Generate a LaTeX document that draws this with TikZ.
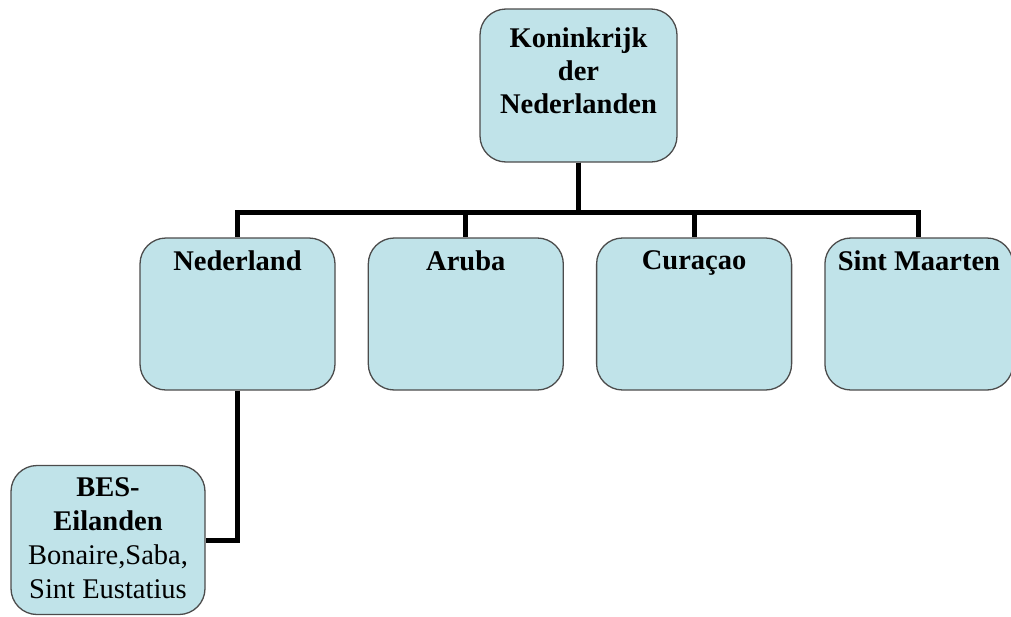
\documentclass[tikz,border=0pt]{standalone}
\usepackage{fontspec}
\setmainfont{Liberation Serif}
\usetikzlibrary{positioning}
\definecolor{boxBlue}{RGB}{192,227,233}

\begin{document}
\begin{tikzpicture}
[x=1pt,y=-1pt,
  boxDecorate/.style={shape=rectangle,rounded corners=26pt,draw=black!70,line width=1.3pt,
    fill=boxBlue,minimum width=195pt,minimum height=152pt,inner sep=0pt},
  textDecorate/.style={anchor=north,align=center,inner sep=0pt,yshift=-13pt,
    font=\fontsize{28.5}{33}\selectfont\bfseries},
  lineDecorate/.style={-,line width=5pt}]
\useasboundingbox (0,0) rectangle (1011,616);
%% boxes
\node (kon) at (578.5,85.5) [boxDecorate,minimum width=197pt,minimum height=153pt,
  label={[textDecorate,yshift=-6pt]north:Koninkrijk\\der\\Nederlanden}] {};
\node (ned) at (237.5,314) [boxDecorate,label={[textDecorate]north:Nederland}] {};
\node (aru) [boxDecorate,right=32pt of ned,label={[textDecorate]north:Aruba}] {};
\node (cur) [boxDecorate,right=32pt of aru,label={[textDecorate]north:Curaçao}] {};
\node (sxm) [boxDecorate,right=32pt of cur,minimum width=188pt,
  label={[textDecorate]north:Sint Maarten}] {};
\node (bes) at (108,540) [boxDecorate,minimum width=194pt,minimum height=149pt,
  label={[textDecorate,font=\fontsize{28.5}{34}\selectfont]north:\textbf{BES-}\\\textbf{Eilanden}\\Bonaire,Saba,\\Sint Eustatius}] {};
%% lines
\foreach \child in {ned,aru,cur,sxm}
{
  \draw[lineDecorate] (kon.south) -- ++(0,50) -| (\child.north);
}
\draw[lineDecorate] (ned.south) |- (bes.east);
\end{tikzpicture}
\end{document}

• [INSTRUCTIONS TO FOLLOW]
Each line of the data is to be duplicated exactly; pictures stay out of the copy.

• [SOLUTION TO THIS TASK]
Generate a LaTeX document that draws this with TikZ.
\documentclass[tikz,border=0pt]{standalone}
\usepackage{fontspec}
\setmainfont{Liberation Serif}
\usetikzlibrary{positioning}
\definecolor{boxBlue}{RGB}{192,227,233}

\begin{document}
\begin{tikzpicture}
[x=1pt,y=-1pt,
  boxDecorate/.style={shape=rectangle,rounded corners=26pt,draw=black!70,line width=1.3pt,
    fill=boxBlue,minimum width=195pt,minimum height=152pt,inner sep=0pt},
  textDecorate/.style={anchor=north,align=center,inner sep=0pt,yshift=-13pt,
    font=\fontsize{28.5}{33}\selectfont\bfseries},
  lineDecorate/.style={-,line width=5pt}]
\useasboundingbox (0,0) rectangle (1011,616);
%% boxes
\node (kon) at (578.5,85.5) [boxDecorate,minimum width=197pt,minimum height=153pt,
  label={[textDecorate,yshift=-6pt]north:Koninkrijk\\der\\Nederlanden}] {};
\node (ned) at (237.5,314) [boxDecorate,label={[textDecorate]north:Nederland}] {};
\node (aru) [boxDecorate,right=32pt of ned,label={[textDecorate]north:Aruba}] {};
\node (cur) [boxDecorate,right=32pt of aru,label={[textDecorate]north:Curaçao}] {};
\node (sxm) [boxDecorate,right=32pt of cur,minimum width=188pt,
  label={[textDecorate]north:Sint Maarten}] {};
\node (bes) at (108,540) [boxDecorate,minimum width=194pt,minimum height=149pt,
  label={[textDecorate,font=\fontsize{28.5}{34}\selectfont]north:\textbf{BES-}\\\textbf{Eilanden}\\Bonaire,Saba,\\Sint Eustatius}] {};
%% lines
\foreach \child in {ned,aru,cur,sxm}
{
  \draw[lineDecorate] (kon.south) -- ++(0,50) -| (\child.north);
}
\draw[lineDecorate] (ned.south) |- (bes.east);
\end{tikzpicture}
\end{document}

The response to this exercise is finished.